━━ Data lines ━━

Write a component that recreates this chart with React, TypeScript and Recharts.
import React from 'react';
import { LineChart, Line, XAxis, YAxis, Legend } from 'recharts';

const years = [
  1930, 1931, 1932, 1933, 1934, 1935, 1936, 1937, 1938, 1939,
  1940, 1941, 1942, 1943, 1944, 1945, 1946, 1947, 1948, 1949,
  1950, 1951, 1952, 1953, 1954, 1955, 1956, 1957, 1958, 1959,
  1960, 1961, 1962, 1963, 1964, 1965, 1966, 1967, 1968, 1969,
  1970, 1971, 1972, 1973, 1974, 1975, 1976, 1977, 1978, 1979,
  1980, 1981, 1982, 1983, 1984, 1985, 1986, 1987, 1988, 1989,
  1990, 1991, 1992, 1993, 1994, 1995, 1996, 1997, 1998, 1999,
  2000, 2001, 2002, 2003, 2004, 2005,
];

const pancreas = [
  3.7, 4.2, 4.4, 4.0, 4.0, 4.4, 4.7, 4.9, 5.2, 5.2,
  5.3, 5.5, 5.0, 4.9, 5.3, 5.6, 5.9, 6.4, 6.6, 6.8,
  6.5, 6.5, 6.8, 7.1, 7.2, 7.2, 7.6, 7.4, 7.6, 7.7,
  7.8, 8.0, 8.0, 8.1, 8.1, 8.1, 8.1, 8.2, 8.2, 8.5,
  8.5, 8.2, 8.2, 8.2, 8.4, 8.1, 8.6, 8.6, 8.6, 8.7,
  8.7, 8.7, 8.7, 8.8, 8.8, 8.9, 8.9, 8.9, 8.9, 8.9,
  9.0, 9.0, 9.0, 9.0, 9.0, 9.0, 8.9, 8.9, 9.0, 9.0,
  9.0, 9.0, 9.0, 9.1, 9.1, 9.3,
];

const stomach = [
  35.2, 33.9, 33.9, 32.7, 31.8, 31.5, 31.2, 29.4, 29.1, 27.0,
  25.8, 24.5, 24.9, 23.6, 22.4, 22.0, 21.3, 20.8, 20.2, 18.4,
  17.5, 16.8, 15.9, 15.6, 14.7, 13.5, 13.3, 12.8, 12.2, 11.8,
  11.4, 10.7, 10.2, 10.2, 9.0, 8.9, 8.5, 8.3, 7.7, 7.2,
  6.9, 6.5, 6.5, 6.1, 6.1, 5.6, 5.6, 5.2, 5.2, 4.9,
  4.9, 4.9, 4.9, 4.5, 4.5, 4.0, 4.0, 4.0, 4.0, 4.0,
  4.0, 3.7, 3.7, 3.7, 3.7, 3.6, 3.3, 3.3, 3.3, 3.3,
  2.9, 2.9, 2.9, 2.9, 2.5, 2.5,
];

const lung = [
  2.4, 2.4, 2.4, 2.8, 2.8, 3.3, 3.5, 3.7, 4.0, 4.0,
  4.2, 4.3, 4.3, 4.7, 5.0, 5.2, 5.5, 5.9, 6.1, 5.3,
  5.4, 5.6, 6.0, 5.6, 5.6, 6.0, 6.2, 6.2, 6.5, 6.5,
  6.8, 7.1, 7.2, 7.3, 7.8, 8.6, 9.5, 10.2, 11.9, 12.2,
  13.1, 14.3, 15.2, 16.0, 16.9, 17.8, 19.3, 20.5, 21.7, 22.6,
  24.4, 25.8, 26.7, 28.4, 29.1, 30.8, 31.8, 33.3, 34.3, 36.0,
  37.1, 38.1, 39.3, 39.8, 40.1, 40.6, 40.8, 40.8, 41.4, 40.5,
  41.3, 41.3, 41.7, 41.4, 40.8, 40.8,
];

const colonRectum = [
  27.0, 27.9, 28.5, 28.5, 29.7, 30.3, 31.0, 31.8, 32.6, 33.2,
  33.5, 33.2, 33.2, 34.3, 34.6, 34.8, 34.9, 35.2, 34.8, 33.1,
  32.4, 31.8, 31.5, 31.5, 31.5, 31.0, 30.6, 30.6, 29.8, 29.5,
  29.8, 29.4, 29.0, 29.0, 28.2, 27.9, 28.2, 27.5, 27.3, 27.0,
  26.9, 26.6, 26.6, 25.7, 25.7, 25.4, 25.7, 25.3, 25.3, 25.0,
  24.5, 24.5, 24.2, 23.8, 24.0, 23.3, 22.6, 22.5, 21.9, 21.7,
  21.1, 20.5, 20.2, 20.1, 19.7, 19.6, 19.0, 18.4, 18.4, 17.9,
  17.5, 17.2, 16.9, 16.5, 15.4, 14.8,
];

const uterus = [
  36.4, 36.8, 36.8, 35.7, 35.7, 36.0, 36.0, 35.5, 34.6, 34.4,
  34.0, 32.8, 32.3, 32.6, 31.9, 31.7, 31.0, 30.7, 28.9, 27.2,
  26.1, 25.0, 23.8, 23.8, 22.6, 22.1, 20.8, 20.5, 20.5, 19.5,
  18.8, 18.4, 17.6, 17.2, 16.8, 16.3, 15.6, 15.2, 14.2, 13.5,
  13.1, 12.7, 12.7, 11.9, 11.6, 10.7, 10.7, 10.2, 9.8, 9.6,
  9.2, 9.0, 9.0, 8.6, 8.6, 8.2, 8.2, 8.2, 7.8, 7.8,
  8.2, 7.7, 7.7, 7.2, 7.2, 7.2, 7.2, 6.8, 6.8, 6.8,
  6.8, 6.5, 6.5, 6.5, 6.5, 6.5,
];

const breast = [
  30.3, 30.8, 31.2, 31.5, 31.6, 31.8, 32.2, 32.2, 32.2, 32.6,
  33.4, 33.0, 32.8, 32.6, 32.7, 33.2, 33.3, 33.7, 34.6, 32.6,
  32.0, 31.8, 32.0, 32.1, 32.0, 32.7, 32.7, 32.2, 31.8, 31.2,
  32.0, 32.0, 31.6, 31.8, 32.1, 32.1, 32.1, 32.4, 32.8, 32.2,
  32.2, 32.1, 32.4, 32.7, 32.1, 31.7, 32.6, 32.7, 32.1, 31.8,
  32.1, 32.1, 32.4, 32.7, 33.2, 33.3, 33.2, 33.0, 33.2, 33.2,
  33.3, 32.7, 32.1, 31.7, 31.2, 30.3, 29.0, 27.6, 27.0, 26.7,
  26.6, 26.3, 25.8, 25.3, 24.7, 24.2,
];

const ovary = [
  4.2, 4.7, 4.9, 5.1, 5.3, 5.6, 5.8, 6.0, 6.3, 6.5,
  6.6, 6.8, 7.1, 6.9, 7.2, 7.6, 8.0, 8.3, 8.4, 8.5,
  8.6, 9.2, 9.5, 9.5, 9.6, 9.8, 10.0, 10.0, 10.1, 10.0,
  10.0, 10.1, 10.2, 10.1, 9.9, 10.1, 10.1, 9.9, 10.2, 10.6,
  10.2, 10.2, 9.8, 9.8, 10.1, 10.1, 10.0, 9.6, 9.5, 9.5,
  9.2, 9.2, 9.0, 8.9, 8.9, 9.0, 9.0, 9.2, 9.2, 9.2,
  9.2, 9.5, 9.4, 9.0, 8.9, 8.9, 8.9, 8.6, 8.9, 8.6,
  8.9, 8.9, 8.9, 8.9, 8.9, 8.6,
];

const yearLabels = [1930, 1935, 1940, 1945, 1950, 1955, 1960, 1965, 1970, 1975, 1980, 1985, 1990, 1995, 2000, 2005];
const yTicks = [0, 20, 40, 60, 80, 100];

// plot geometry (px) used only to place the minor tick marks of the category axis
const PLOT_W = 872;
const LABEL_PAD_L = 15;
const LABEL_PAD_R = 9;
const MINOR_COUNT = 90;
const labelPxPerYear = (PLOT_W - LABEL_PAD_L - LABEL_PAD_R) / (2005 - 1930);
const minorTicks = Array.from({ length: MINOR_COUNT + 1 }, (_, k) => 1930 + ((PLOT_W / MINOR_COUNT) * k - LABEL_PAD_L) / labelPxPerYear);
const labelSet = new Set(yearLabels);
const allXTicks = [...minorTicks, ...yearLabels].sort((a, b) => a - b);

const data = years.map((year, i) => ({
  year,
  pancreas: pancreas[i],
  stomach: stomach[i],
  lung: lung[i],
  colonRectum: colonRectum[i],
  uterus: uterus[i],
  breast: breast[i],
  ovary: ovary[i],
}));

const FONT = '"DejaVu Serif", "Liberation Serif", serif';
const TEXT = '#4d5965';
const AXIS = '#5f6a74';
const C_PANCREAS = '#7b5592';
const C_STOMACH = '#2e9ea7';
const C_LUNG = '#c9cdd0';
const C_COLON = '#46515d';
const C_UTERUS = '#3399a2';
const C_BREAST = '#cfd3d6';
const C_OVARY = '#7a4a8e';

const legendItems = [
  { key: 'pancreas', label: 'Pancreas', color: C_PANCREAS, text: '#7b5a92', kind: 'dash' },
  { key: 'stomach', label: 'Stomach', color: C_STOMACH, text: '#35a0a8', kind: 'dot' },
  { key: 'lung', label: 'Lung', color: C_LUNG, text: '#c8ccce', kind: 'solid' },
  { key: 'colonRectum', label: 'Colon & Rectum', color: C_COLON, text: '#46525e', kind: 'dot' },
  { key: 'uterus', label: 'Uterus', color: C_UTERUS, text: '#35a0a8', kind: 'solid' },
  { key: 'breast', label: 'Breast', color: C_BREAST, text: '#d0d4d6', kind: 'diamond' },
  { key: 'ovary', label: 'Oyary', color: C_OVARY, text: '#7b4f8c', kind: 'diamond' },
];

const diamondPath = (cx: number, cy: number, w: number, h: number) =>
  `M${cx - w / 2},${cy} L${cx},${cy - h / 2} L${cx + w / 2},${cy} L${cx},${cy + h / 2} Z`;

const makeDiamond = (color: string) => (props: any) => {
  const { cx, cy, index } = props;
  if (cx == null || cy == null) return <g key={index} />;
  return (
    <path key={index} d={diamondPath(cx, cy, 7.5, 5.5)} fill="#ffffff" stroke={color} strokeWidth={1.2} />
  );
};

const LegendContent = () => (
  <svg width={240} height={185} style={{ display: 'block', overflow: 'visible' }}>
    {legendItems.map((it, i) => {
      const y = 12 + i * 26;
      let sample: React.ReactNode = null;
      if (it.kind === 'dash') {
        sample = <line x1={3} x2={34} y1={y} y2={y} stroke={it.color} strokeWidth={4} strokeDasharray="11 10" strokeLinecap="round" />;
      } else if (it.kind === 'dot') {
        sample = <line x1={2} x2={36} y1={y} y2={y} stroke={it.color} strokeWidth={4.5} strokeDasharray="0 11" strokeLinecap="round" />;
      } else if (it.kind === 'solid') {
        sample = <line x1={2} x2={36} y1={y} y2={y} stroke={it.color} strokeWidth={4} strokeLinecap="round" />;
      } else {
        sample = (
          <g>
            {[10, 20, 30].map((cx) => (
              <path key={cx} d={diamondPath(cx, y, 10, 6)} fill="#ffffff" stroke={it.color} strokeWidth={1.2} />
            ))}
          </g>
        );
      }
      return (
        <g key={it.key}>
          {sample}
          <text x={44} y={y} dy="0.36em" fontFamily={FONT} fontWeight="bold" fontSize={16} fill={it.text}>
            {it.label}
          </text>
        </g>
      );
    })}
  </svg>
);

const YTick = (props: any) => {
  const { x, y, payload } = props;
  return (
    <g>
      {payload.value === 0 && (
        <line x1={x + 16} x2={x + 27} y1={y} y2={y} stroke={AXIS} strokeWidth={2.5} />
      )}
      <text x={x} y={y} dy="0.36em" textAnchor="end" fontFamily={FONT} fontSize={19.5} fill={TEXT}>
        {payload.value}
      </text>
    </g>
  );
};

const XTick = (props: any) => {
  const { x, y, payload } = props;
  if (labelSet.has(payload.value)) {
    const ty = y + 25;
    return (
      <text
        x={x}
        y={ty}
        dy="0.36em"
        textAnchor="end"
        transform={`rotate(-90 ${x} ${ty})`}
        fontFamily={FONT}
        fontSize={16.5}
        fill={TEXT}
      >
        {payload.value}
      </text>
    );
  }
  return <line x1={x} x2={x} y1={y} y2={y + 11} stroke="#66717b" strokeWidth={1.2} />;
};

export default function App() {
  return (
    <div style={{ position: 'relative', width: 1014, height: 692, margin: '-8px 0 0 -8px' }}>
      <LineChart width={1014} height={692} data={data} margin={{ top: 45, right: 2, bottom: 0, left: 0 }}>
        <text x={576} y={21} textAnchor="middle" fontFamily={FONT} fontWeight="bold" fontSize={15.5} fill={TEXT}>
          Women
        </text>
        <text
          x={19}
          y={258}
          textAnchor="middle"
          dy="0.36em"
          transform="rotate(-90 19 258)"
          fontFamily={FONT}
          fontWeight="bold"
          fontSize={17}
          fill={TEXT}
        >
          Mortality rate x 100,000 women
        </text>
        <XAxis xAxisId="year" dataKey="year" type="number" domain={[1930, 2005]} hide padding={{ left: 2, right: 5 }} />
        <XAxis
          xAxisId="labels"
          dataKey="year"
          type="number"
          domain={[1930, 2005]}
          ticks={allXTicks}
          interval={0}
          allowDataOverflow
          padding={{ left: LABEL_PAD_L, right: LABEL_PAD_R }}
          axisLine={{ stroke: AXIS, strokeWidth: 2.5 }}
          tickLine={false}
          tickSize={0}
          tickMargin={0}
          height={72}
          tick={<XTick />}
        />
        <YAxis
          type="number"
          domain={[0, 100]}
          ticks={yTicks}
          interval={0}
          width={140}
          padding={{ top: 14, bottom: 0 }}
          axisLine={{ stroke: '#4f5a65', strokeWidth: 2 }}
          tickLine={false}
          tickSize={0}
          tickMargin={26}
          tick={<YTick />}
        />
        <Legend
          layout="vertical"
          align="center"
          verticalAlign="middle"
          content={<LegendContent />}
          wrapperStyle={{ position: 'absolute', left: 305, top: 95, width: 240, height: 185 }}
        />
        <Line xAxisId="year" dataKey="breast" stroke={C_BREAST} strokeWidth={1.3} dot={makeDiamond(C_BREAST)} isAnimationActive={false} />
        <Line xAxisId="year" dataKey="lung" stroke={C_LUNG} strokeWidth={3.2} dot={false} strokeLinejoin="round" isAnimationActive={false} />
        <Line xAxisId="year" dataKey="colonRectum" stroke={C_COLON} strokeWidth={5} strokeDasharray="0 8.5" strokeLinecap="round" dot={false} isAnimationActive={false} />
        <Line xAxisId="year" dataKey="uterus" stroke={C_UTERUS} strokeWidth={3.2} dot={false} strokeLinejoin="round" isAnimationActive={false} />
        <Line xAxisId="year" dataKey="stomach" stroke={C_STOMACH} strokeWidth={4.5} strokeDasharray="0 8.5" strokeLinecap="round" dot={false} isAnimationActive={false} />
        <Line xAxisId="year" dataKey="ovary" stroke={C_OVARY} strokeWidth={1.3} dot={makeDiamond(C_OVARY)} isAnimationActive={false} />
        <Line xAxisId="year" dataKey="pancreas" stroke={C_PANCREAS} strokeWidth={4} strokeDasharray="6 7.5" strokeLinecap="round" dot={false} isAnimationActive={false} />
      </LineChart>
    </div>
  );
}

━━━

## Directive
Return exactly the opening lines of the listing above, ending with the line that has "XAxis, YAxis, Legend".

## Written answer
Write a component that recreates this chart with React, TypeScript and Recharts.
import React from 'react';
import { LineChart, Line, XAxis, YAxis, Legend } from 'recharts';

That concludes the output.